The team also began experimenting with adding special components tied to each magazine issue. Their “Hot Sauce Issue” also came with a bottle of limited-production Whalebone hot sauce created in partnership with Señor Lechuga Hot Sauce. Their “Travel Issue” came with a map with coordinates to find actual buried treasure they had buried all over the world in sealed coffee cans. For their latest issue, “The Breakfast Issue,” the team is opening up an actual diner in New York City.
“It’s all hands on deck,” Joeckel says, explaining how the live events are planned. “We have a great team of people who just kind of figure it out. What are we putting on the menu? Who’s making the food? We’re trying to keep it fresh and keep people interested by doing fun and creative things.”
In addition to their flagship store in Montauk, they also operate The Boneyard, a shop and café with a great backyard overlooking the ocean, a radio station called “Whalebone Radio,” and a daily newsletter called “Afternoon Delight.”
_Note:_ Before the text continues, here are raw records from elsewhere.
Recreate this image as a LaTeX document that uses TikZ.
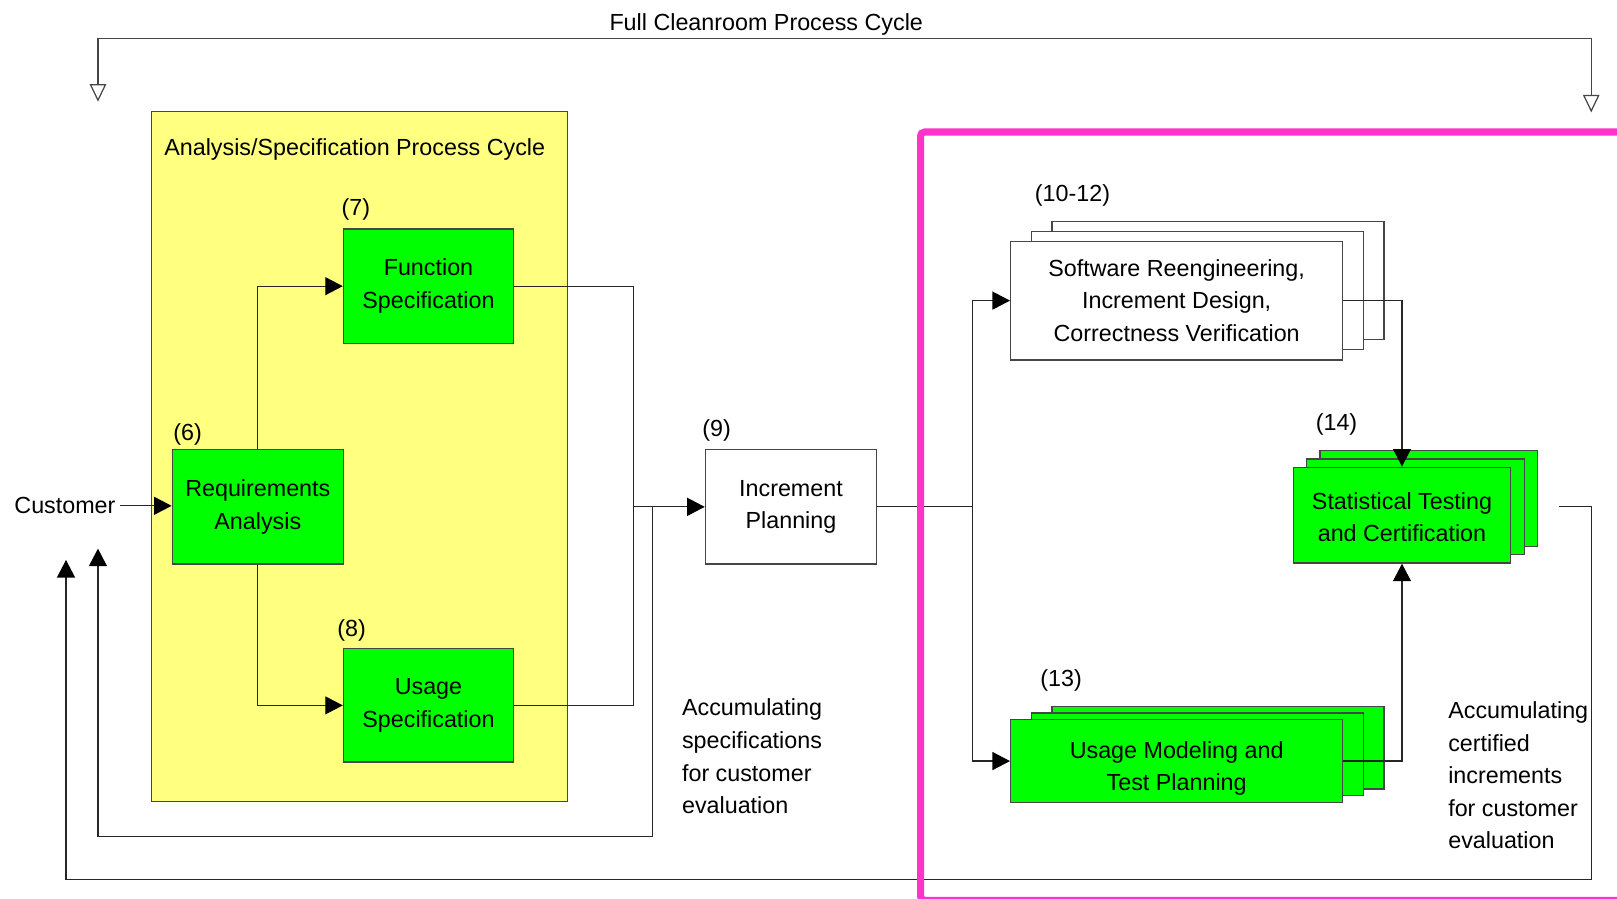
\documentclass[tikz,border=0pt]{standalone}
\usepackage{fontspec}
\setmainfont{Liberation Sans}
\usetikzlibrary{arrows.meta}
\definecolor{boxgreen}{RGB}{0,255,0}
\definecolor{paleyellow}{RGB}{255,255,128}
\definecolor{framepink}{RGB}{255,51,204}
\definecolor{linegray}{RGB}{70,70,70}

\begin{document}
\begin{tikzpicture}[x=0.5pt,y=-0.5pt,
  every node/.style={font=\fontsize{11.3pt}{15.8pt}\selectfont, inner sep=0pt},
  procbox/.style={draw=linegray, line width=0.6pt, align=center},
  greenbox/.style={procbox, fill=boxgreen},
  whitebox/.style={procbox, fill=white},
  conn/.style={draw=black!85, line width=0.6pt},
  arr/.style={conn, -{Triangle[length=8.5pt,width=8.7pt,color=black]}},
  cyclearr/.style={draw=linegray, line width=0.6pt,
    {Triangle[open,length=8.5pt,width=8pt,fill=white]}-{Triangle[open,length=8.5pt,width=8pt,fill=white]}},
]
\clip (0,0) rectangle (1568,871);
\fill[white] (0,0) rectangle (1568,871);

% full process cycle bracket
\node (fulltitle) at (743,24) {Full Cleanroom Process Cycle};
\coordinate (cycL) at (95,98.6);
\coordinate (cycM) at (743,37);
\coordinate (cycR) at (1543,109);
\draw[cyclearr] (cycL) |- (cycM) -| (cycR);

% analysis / specification cycle
\node[fill=paleyellow, draw=linegray, line width=0.6pt,
      minimum width=201.5pt, minimum height=334.5pt] (yel) at (348.5,442.5) {};
\node (yeltitle) at (344,145) {Analysis/Specification Process Cycle};

\node[greenbox, minimum width=83pt, minimum height=55.5pt] (req) at (250,491.5) {Requirements\\Analysis};
\node[greenbox, minimum width=82.5pt, minimum height=55.5pt] (func) at (415.5,277.5) {Function\\Specification};
\node[greenbox, minimum width=82.5pt, minimum height=55pt] (usage) at (415.5,684) {Usage\\Specification};
\node (n6) at (182,421) {(6)};
\node (n7) at (345,203) {(7)};
\node (n8) at (341,611) {(8)};

\node[inner sep=2pt] (cust) at (63,490.5) {Customer};

% increment planning
\node[whitebox, minimum width=83pt, minimum height=55.5pt] (incr) at (767,491.5) {Increment\\Planning};
\node (n9) at (695,417) {(9)};

% stacked boxes: software reengineering
\node[whitebox, minimum width=161pt, minimum height=57.5pt] (sr3) at (1181,272) {};
\node[whitebox, minimum width=161pt, minimum height=57.5pt] (sr2) at (1161,281.75) {};
\node[whitebox, minimum width=161pt, minimum height=57.5pt] (sr) at (1141,291.5)
  {Software Reengineering,\\Increment Design,\\Correctness Verification};
\node (n1012) at (1040,190) {(10-12)};

% stacked boxes: statistical testing
\node[greenbox, minimum width=105.5pt, minimum height=46.5pt] (st3) at (1385.5,483.5) {};
\node[greenbox, minimum width=105.5pt, minimum height=46.5pt] (st2) at (1372.5,491.5) {};
\node[greenbox, minimum width=105.5pt, minimum height=46.5pt] (st) at (1359.5,499.5) {};
\node[align=center] (sttext) at (1359.5,501.5) {Statistical Testing\\and Certification};
\node (n14) at (1296,412) {(14)};

% stacked boxes: usage modeling
\node[greenbox, minimum width=161pt, minimum height=40pt] (um3) at (1181,725) {};
\node[greenbox, minimum width=161pt, minimum height=40pt] (um2) at (1161,731.5) {};
\node[greenbox, minimum width=161pt, minimum height=40pt] (um) at (1141,738) {};
\node[align=center] (umtext) at (1141,745) {Usage Modeling and\\Test Planning};
\node (n13) at (1029,660) {(13)};

% side notes
\node[anchor=north west, align=left] (note1) at (661,677.5)
  {Accumulating\\specifications\\for customer\\evaluation};
\node[anchor=north west, align=left] (note2) at (1404,680)
  {Accumulating\\certified\\increments\\for customer\\evaluation};

% connectors in the specification cycle
\draw[arr] (cust.east) -- (cust.east -| req.west);
\draw[arr] (req.north) |- (func.west);
\draw[arr] (req.south) |- (usage.west);
\coordinate (j1) at (614,491.5);
\draw[conn] (func.east) -| (j1);
\draw[conn] (usage.east) -| (j1);
\draw[arr] (j1) -- (incr.west);

% specification feedback to customer
\coordinate (j2) at (633,491.5);
\coordinate (fbc) at (633,811);
\coordinate (fbtip) at (95,532);
\draw[arr] (j2) -- (fbc) -| (fbtip);

% increment flow
\coordinate (j3) at (943,491.5);
\draw[conn] (incr.east) -- (j3);
\draw[arr] (j3) |- (sr.west);
\draw[arr] (j3) |- (um.west);
\draw[arr] (sr.east) -| (st.north);
\draw[arr] (um.east) -| (st.south);

% certified increments back to customer
\coordinate (out0) at (1512,491.5);
\coordinate (outc) at (1543,852.5);
\coordinate (otip) at (64,543);
\draw[arr] (out0) -| (outc) -| (otip);

% cleanroom frame
\draw[framepink, line width=3.4pt, rounded corners=2pt]
  (1650,128) -- (892.6,128) -- (892.6,873) -- (1650,873);
\end{tikzpicture}
\end{document}
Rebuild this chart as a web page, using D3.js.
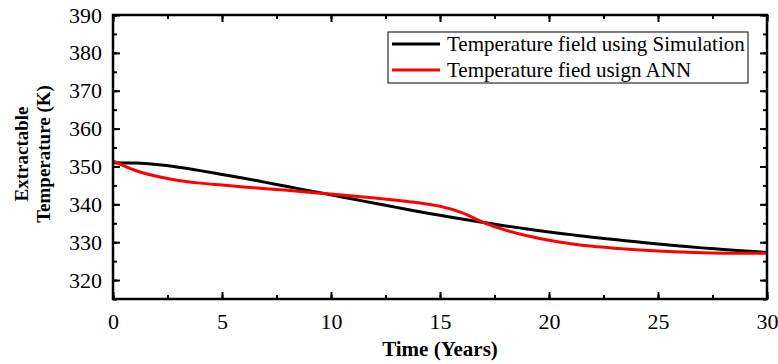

“We’re delivering a lot of goodness into your inboxes,” Joeckel says. “It’s a good way to follow along with what we’re doing. And it’s a fun read—we like to spread good news instead of all the bad news going on these days.”
Up next: A collaboration with Bandit around the New York City Marathon at Whalebone on Bleeker, their outpost in the West Village.
“That location is forever evolving,” Joeckel says. “We love creating ideas and working with people to make things happen.”